How To Normalize Satellite Images for Deep Learning

Tackling the long-tailed satellite imagery data in deep learning applications

EO Research
Sentinel Hub Blog


Written by Nika Oman Kadunc. Work performed by Devis Peressutti, Nejc Vesel, Matej Batič, Sara Verbič, Žiga Lukšič, Matej Aleksandrov and Nika Oman Kadunc.

Normalization of input data for deep learning (DL) applications is an important step that impacts network convergence and final results. In case of long-tailed satellite signals, proper normalization can be quite a challenge — we were tired of trying to understand why the models we trained on one location didn’t always translate to another location as well as we thought they should — so we set out to explore what kind of normalization schemes are most suited for the task.


Deep-learning-based automatic field delineation from satellite images is becoming an important tool in large-scale evaluations and monitoring of land cover and crop production. One of the steps in the workflow is normalization of the band values, which impacts network performance and quality of the results.

The aim of this study is to investigate and quantify the effects of several normalization methods on the performance of our existing field delineation algorithm. In addition, we want to assess the feasibility of using a single set of normalization factors for large scale applications, performing well under various types of variability in band distributions. For this purpose, it is necessary that the training dataset includes imagery from a larger geographical region which captures the reflectance variability and a large time period (whole year) to capture the seasonal variability.

Proper normalization of the images is a step often underestimated, although it is essential to the DL algorithms. Typically, the input images are normalized so that the mean is centered at 0 and the standard deviation at 1 [1][2]. This assumption holds when the distributions are close to normal but is less suited to the case of reflectances or digital numbers (DN), as they are 0-bounded and long-tailed. In addition, saturated DN values represent outliers which can greatly affect the statistics computed. In this study, we aim to investigate different normalization methods that would be more suited to the properties of the satellite imagery data and would allow to center the distributions and reduce the impact of outliers.

We present our investigations of satellite image histograms, different normalization methods and their effect on the results of field delineation across the whole region of Europe. First, we present the dataset of satellite imagery obtained for the purpose of this study. Next, we investigate the effects of image histogram variability according to land type, geographical location and time period. As we are interested in field delineation on agricultural land, we focused on the variability of cropland according to geographical location. We then present three methods of histogram normalization and compare the results for automatic field delineation.

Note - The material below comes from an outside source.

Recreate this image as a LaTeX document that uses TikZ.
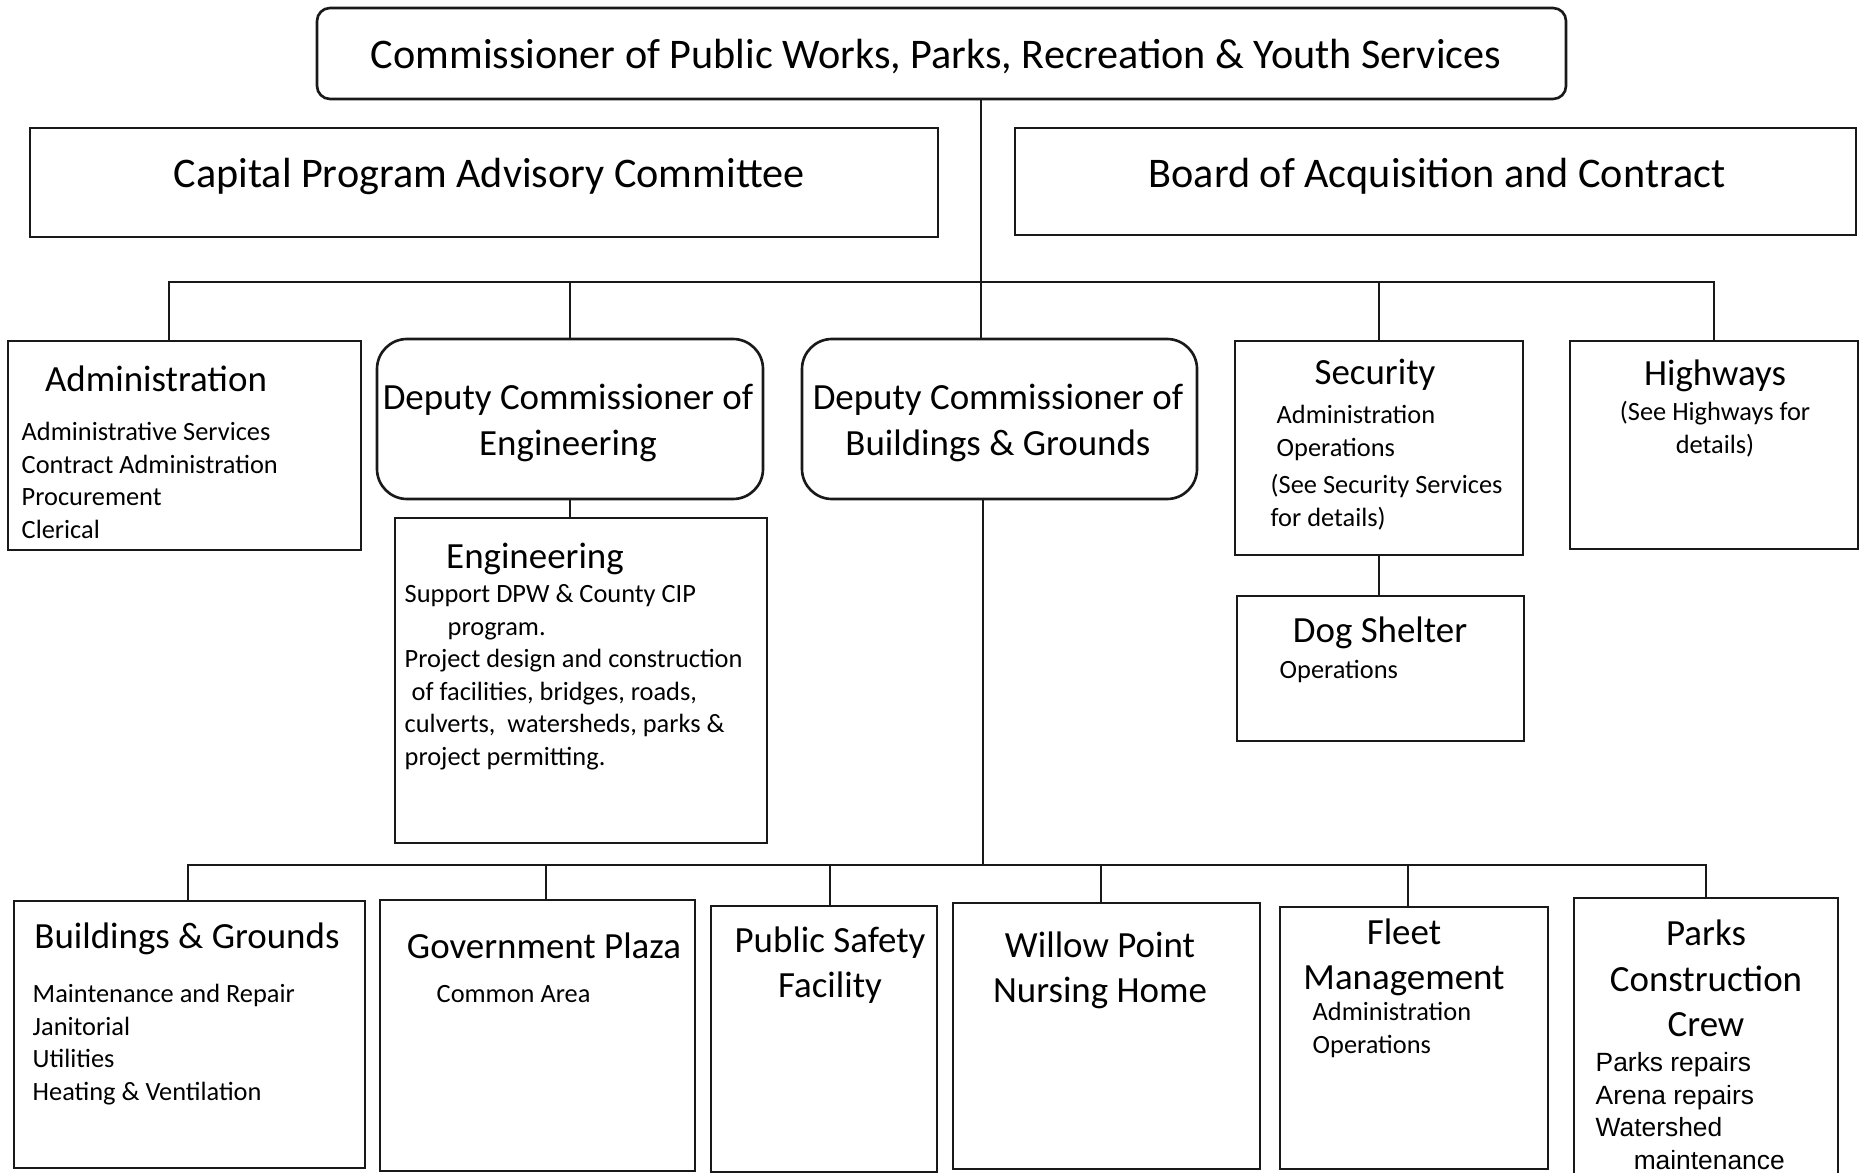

Although we focus on our algorithm for field delineation, the findings presented here could be applicable to different large-scale applications based on machine learning, such as land cover, crop classification and super-resolution.

The dataset

The dataset was designed to capture the variability of different geographical locations across Europe and of different time periods. Small patches were selected to give a better spatial sampling for a given total sampled area. Sentinel 2 L1C bands of 10 000 randomly distributed patches of size 256 × 256 pix at a 10 m resolution across Europe and some neighboring regions for a whole year were obtained. The patches correspond to 0.66 % of the given European AOI and are shown in Fig. 1 (top). Bands B2, B3, B4 and B8 were selected for analysis. The images were filtered to remove snowy and cloudy acquisitions using s2cloudless and the snow masking available in eo-learn. After filtering, a total number of 180M pixels constituted the dataset. ESA World Cover data was also downloaded for each of the patches to obtain information on the land type (i.e. tree cover, cropland, water, etc.). An example of a patch and the corresponding land cover data is shown in Fig. 1 (bottom).

The entire workflow was implemented using the functionalities of Sentinel Hub, eo-learn and eo-grow.

Figure 1: Randomly distributed patches over Europe and neighboring regions that constitute the dataset (top) ; an example of a RGB image of a patch together with the corresponding World Cover data (bottom).

A look into the dataset

We explored the properties and the variability of the histograms of considered bands in terms of different parameters: land cover, geographical location and time period.

Land cover exploration

Firstly, the distribution of sampled pixels in terms of land cover was investigated and is presented in Fig. 2. The ESA Land Cover does not provide intra-year temporal data, so we have taken single time frame of the Sentinel-2 data into account for this exploration.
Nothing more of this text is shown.